Policy makers need to under what big data is, how it is used, and what ethical and practical issues using big data to make decisions will raise in the 21st Century. They do not need to be programmers. They need to understand, at a high level, the issues involved in using big data for public policy, for the generation of public value.

At the core of this subject is one question: Will decision-making based on standardized measurements from large databases become superior to judgment based upon personal experience and expertise? Decisions based on big data are useful when the experience of any single policy maker is likely to be too limited to develop an intuitive feel for, or reliable measure, of a policy’s efficacy. Statistical analysis can sometimes discover neglected characteristics of a population are more significant than is recognized by intuitive understanding based on accumulated experience. But sometimes, big data—high volume, high velocity, qualitatively various—produces more problems for public policy makers than it solves.

This subject explores all of these important issues, from the basic definitions and history of big data to examples of the use, and misuse, of big data in public policy. No programming knowledge is assumed or required, and none will be taught.

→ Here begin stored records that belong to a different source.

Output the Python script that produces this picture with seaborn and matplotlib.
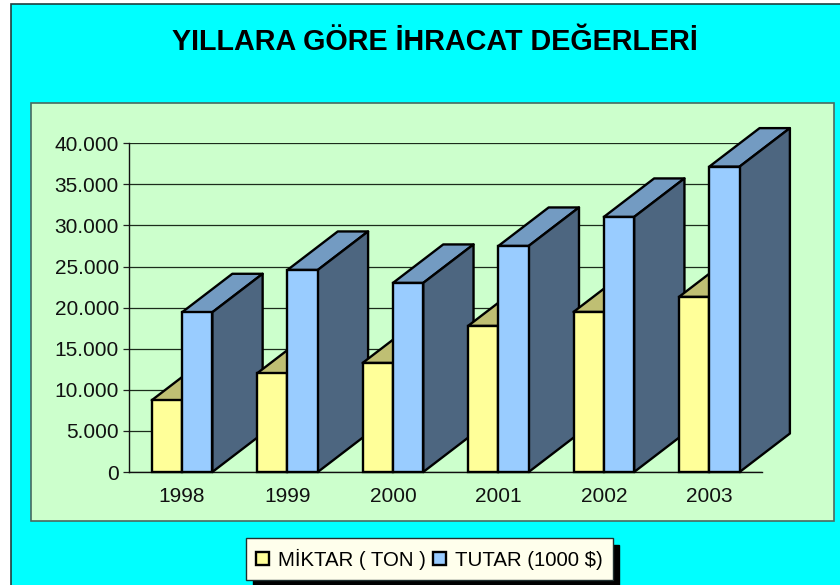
import matplotlib
matplotlib.use('Agg')
import matplotlib.pyplot as plt
from matplotlib.patches import Polygon, Rectangle
import seaborn as sns
import pandas as pd

years = ['1998', '1999', '2000', '2001', '2002', '2003']
miktar = [8725, 12010, 13265, 17770, 19470, 21300]
tutar = [19430, 24580, 23000, 27500, 31030, 37150]
y_ticks = [0, 5000, 10000, 15000, 20000, 25000, 30000, 35000, 40000]
y_labels = ['0', '5.000', '10.000', '15.000', '20.000', '25.000', '30.000', '35.000', '40.000']
series_names = ['MİKTAR ( TON )', 'TUTAR (1000 $)']

W, H = 840, 585

df = pd.DataFrame({'yil': years * 2,
                   'deger': miktar + tutar,
                   'seri': [series_names[0]] * 6 + [series_names[1]] * 6})

plt.rcParams['font.family'] = ['Liberation Sans', 'DejaVu Sans']

fig = plt.figure(figsize=(W / 100, H / 100), dpi=100, facecolor='white')

# outer cyan area and green panel, in pixels from the top left
def box(x0, y0, x1, y1, **kw):
    fig.add_artist(Rectangle((x0 / W, 1 - y1 / H), (x1 - x0) / W, (y1 - y0) / H,
                             transform=fig.transFigure, zorder=-5, **kw))

box(10.5, 3.5, 845, 590, facecolor='#00FFFF', edgecolor='#204040', linewidth=1.2)
box(30.5, 103, 833.5, 520.7, facecolor='#CCFFCC', edgecolor='#4A6A60', linewidth=1.2)

ax = fig.add_axes([129.3 / W, 1 - 472 / H, (762 - 129.3) / W, (472 - 143.2) / H])
ax.patch.set_alpha(0)

face_colors = ['#FFFF99', '#99CCFF']
top_colors = ['#BFBF73', '#739BC2']
side_colors = ['#808050', '#4D6680']

sns.barplot(data=df, x='yil', y='deger', hue='seri', order=years, hue_order=series_names,
            palette=face_colors, saturation=1, width=0.575, gap=0, dodge=True,
            edgecolor='black', linewidth=1.7, ax=ax)

ax.set_xlim(-0.5, 5.5)
ax.set_ylim(0, 40000)
ax.set_xlabel('')
ax.set_ylabel('')
ax.set_yticks(y_ticks)
ax.set_yticklabels(y_labels)
ax.tick_params(axis='y', labelsize=15, length=4.5, width=0.9, pad=3, color='#202020', labelcolor='#111111')
ax.tick_params(axis='x', labelsize=15, length=0, pad=11, labelcolor='#111111')
for name in ['top', 'right']:
    ax.spines[name].set_visible(False)
for name in ['left', 'bottom']:
    ax.spines[name].set_linewidth(1.0)
    ax.spines[name].set_color('#101010')
ax.set_axisbelow(True)
ax.grid(axis='y', color='#1C2C1C', linewidth=0.9)
ax.grid(axis='x', visible=False)

# 3D depth of the bars: about 50 px right and 38.5 px up
dx = 50.3 / ((762 - 129.3) / 6)
dy = 38.5 / (472 - 143.2) * 40000

for s, bars in enumerate(ax.containers[:2]):
    for i, bar in enumerate(bars):
        x0 = bar.get_x()
        x1 = x0 + bar.get_width()
        top = bar.get_height()
        z = 3 + i + s * 0.5
        bar.set_zorder(z + 0.2)
        bar.set_clip_on(False)
        ax.add_patch(Polygon([(x0, top), (x0 + dx, top + dy), (x1 + dx, top + dy), (x1, top)],
                             facecolor=top_colors[s], edgecolor='black', linewidth=1.7,
                             joinstyle='round', zorder=z, clip_on=False))
        ax.add_patch(Polygon([(x1, 0), (x1, top), (x1 + dx, top + dy), (x1 + dx, dy)],
                             facecolor=side_colors[s], edgecolor='black', linewidth=1.7,
                             joinstyle='round', zorder=z + 0.1, clip_on=False))

fig.text(434.5 / W, 1 - 42.5 / H, 'YILLARA GÖRE İHRACAT DEĞERLERİ', ha='center', va='center',
         fontsize=20.7, fontweight='bold', color='black')

handles, labels = ax.get_legend_handles_labels()
leg = ax.legend(handles, labels, ncol=2, loc='center', bbox_to_anchor=(429.7 / W, 1 - 559 / H),
                bbox_transform=fig.transFigure, fontsize=14.7, frameon=True, fancybox=False,
                facecolor='#FFFFEC', edgecolor='#203030', framealpha=1,
                handlelength=0.62, handleheight=0.62, handletextpad=0.45, columnspacing=0.35,
                borderpad=0.5, borderaxespad=0,
                shadow={'ox': 4.5, 'oy': -4.5, 'color': 'black', 'alpha': 1})
leg.set_zorder(20)
leg.get_frame().set_linewidth(1.0)

fig.savefig('out.png', dpi=100)
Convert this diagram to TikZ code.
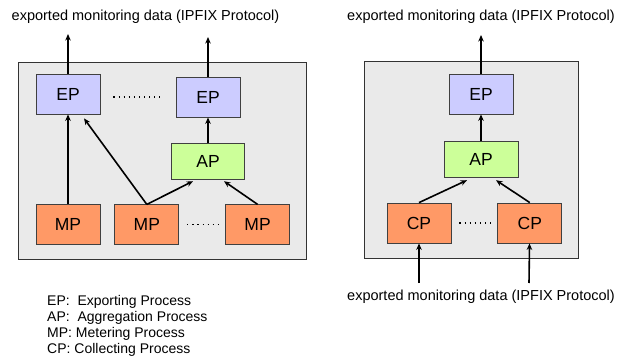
\documentclass[tikz,border=0pt]{standalone}
\usepackage{fontspec}
\setmainfont{Liberation Sans}
\usetikzlibrary{positioning,arrows.meta}

\definecolor{epblue}{HTML}{CCCCFF}
\definecolor{apgreen}{HTML}{CCFF99}
\definecolor{mporange}{HTML}{FF9966}
\definecolor{panelgray}{HTML}{EAEAEA}
\definecolor{edgegray}{HTML}{404040}

\tikzset{
  proc/.style={draw=edgegray,line width=0.8pt,minimum width=64pt,minimum height=40pt,
    inner sep=0pt,font=\fontsize{17.5}{20}\selectfont},
  ep/.style={proc,fill=epblue},
  ap/.style={proc,fill=apgreen,minimum width=73pt,minimum height=36pt},
  mp/.style={proc,fill=mporange},
  panel/.style={draw=black!80,fill=panelgray,line width=0.9pt},
  flow/.style={->,line width=1.6pt},
  etc/.style={line width=1.2pt,dash pattern=on 1.2pt off 3.9pt},
  caption/.style={inner sep=0pt,font=\fontsize{14.5}{17}\selectfont},
  legend/.style={inner sep=0pt,align=left,font=\fontsize{14}{16}\selectfont}
}

\begin{document}
\begin{tikzpicture}[x=1pt,y=-1pt,>={Stealth[length=6.5pt,width=5.5pt]},node distance=14pt]
	\useasboundingbox (0,0) rectangle (618,358);
	% metering side
	\draw[panel] (18,62) rectangle (306,259);
	\node[ep] (ep1) at (68,94) {EP};
	\node[ep] (ep2) at (208,97) {EP};
	\node[ap] (ap1) [below=26pt of ep2] {AP};
	\node[mp] (mp1) [below=90pt of ep1] {MP};
	\node[mp] (mp2) [right=of mp1] {MP};
	\node[mp] (mp3) [right=46pt of mp2] {MP};
	\node[caption] (out1) at (145.5,17) {exported monitoring data (IPFIX Protocol)};
	\coordinate (x1) at (68,34);
	\coordinate (x2) at (208,37);
	\path[flow]
	(ep1) edge (x1)
	(ep2) edge (x2)
	(mp1) edge (ep1)
	(mp2.north) edge ([xshift=16pt,yshift=-4pt]ep1.south)
	edge ([xshift=-15pt,yshift=-1pt]ap1.south)
	(mp3.north) edge ([xshift=16pt,yshift=-1pt]ap1.south)
	(ap1) edge (ep2);
	\draw[etc,shorten <=13pt,shorten >=16pt] (ep2.west -| ep1.east) -- (ep2.west);
	\draw[etc,shorten <=8pt,shorten >=6pt] (mp2) -- (mp3);
	% collecting side
	\draw[panel] (364,61) rectangle (578,258);
	\node[ep] (ep3) at (481,94) {EP};
	\node[ap,minimum width=74pt] (ap2) [below=27pt of ep3] {AP};
	\node[mp] (cp1) at (419,223) {CP};
	\node[mp] (cp2) [right=46pt of cp1] {CP};
	\node[caption] (out2) at (481,17) {exported monitoring data (IPFIX Protocol)};
	\node[caption] (in2) at (481,297) {exported monitoring data (IPFIX Protocol)};
	\coordinate (x3) at (481,35);
	\coordinate (y1) at (419,283);
	\coordinate (y2) at (529,283);
	\path[flow]
	(ep3) edge (x3)
	(ap2) edge (ep3)
	(cp1.north) edge ([xshift=-14pt,yshift=-2pt]ap2.south)
	(cp2.north) edge ([xshift=15pt,yshift=-2pt]ap2.south)
	(y1) edge (cp1)
	(y2) edge (cp2);
	\draw[etc,shorten <=8pt,shorten >=6pt] (cp1) -- (cp2);
	% key
	\node[legend,anchor=north west] (key) at (47,295)
	{EP:\ \ Exporting Process\\AP:\ \ Aggregation Process\\MP: Metering Process\\CP: Collecting Process};
\end{tikzpicture}
\end{document}
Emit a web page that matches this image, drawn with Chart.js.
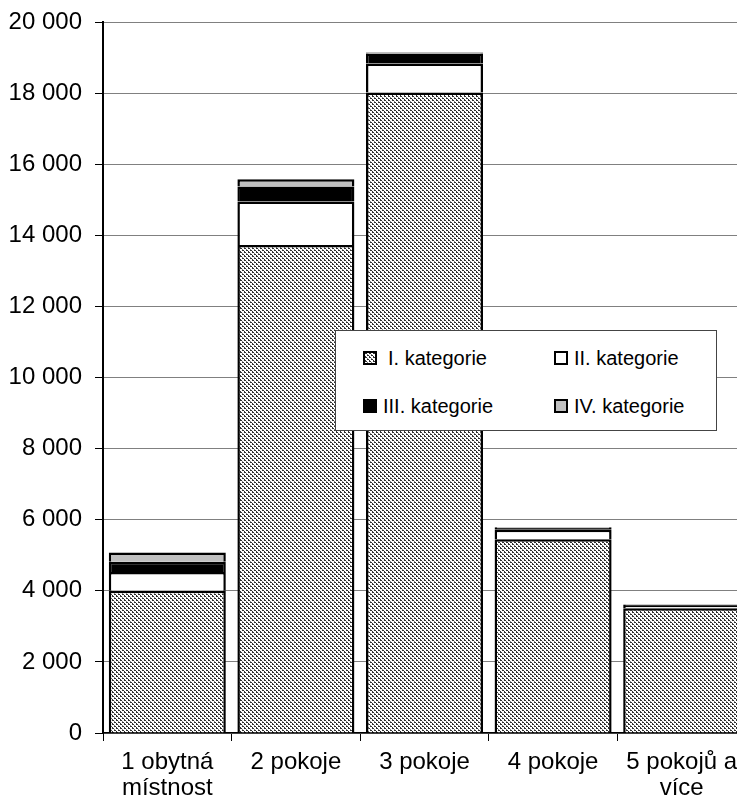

The issues for public sector managers raised by this course will be debated and understood using case studies.

Intended learning outcomes

A student who has successfully completed this subject will:

  • Understand the history and definition of big data as it applies to public policy
  • Recognise the main types of learning models used to derive insights from big data
  • Become familiar with the sources of big data in public policy, and
  • Grasp the legal and ethical issues involved in using big data for the generation of value for the public.

Generic skills

  • A student who has successfully completed this subject will: • Understand the history and definition of big data as it applies to public policy • Recognise the main types of learning models used to derive insights from big data • Become familiar with the sources of big data in public policy, and • Grasp the legal and ethical issues involved in using big data for the generation of value for the public.